** START OF DATASET SECTION **
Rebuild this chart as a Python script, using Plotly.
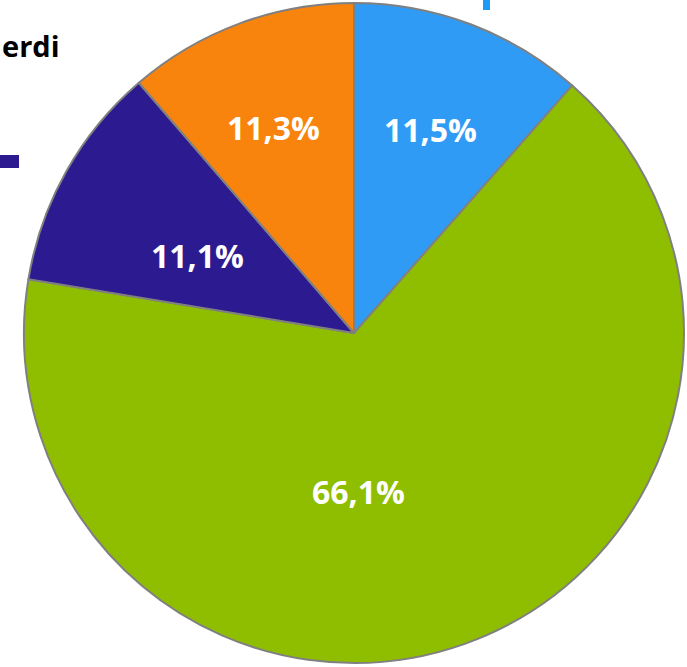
import math
import plotly.graph_objects as go

W, H = 687, 667

labels = ["Blå", "Grønn", "Lilla", "Oransje"]
values = [11.5, 66.1, 11.1, 11.3]
colors = ["#2f9bf4", "#8fbd00", "#2c1a90", "#f8840e"]

# pie centre / radius in pixels
cx, cy, r = 354, 333, 330

fig = go.Figure()
fig.add_trace(go.Pie(
    labels=labels,
    values=values,
    sort=False,
    direction='clockwise',
    rotation=0,
    marker=dict(colors=colors, line=dict(color='#808080', width=2)),
    textinfo='none',
    hoverinfo='label+percent',
    showlegend=False,
    domain=dict(x=[(cx - r) / W, (cx + r) / W],
                y=[(H - cy - r) / H, (H - cy + r) / H]),
))

# data labels placed like the original "best fit": along each slice, some pulled inwards
label_radius = [0.66, 0.48, 0.53, 0.67]
label_shift = [0, 18, -3, -1]  # degrees
total = sum(values)
start = 0
for v, rf, sh in zip(values, label_radius, label_shift):
    mid = (start + v / 2) / total * 360 + sh
    start += v
    px = cx + rf * r * math.sin(math.radians(mid))
    py = cy - rf * r * math.cos(math.radians(mid))
    txt = f"{v / total * 100:.1f}%".replace('.', ',')
    fig.add_annotation(text=f'<b>{txt}</b>', xref='paper', yref='paper',
                       x=px / W, y=1 - py / H, showarrow=False,
                       xanchor='center', yanchor='middle',
                       font=dict(family='Open Sans', size=32, color='white'))

# bits of the cropped legend that stick into the picture
fig.add_shape(type='rect', xref='paper', yref='paper',
              x0=0, x1=19 / W, y0=1 - 168 / H, y1=1 - 155 / H,
              fillcolor='#2c1a90', line_width=0)
fig.add_shape(type='rect', xref='paper', yref='paper',
              x0=483 / W, x1=490 / W, y0=1 - 10 / H, y1=1,
              fillcolor='#1e9af8', line_width=0)
fig.add_annotation(text='<b>erdi</b>', xref='paper', yref='paper',
                   x=0, y=1 - 45 / H, xanchor='left', yanchor='middle',
                   showarrow=False,
                   font=dict(family='Open Sans', size=29, color='black'))

fig.update_layout(
    width=W, height=H,
    margin=dict(l=0, r=0, t=0, b=0),
    plot_bgcolor='white',
    paper_bgcolor='white',
)

fig.write_html("out.html", config={'displayModeBar': False},
               post_script="document.body.style.margin='0';")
** END OF DATASET SECTION **
_TASK STATEMENT_. Return exactly what appears from the opening line of the material through the line with "font=dict(family='Open Sans', size=32, color='white'))", apart from the pictures.

_RESPONSE TO THIS EXERCISE_.
Rebuild this chart as a Python script, using Plotly.
import math
import plotly.graph_objects as go

W, H = 687, 667

labels = ["Blå", "Grønn", "Lilla", "Oransje"]
values = [11.5, 66.1, 11.1, 11.3]
colors = ["#2f9bf4", "#8fbd00", "#2c1a90", "#f8840e"]

# pie centre / radius in pixels
cx, cy, r = 354, 333, 330

fig = go.Figure()
fig.add_trace(go.Pie(
    labels=labels,
    values=values,
    sort=False,
    direction='clockwise',
    rotation=0,
    marker=dict(colors=colors, line=dict(color='#808080', width=2)),
    textinfo='none',
    hoverinfo='label+percent',
    showlegend=False,
    domain=dict(x=[(cx - r) / W, (cx + r) / W],
                y=[(H - cy - r) / H, (H - cy + r) / H]),
))

# data labels placed like the original "best fit": along each slice, some pulled inwards
label_radius = [0.66, 0.48, 0.53, 0.67]
label_shift = [0, 18, -3, -1]  # degrees
total = sum(values)
start = 0
for v, rf, sh in zip(values, label_radius, label_shift):
    mid = (start + v / 2) / total * 360 + sh
    start += v
    px = cx + rf * r * math.sin(math.radians(mid))
    py = cy - rf * r * math.cos(math.radians(mid))
    txt = f"{v / total * 100:.1f}%".replace('.', ',')
    fig.add_annotation(text=f'<b>{txt}</b>', xref='paper', yref='paper',
                       x=px / W, y=1 - py / H, showarrow=False,
                       xanchor='center', yanchor='middle',
                       font=dict(family='Open Sans', size=32, color='white'))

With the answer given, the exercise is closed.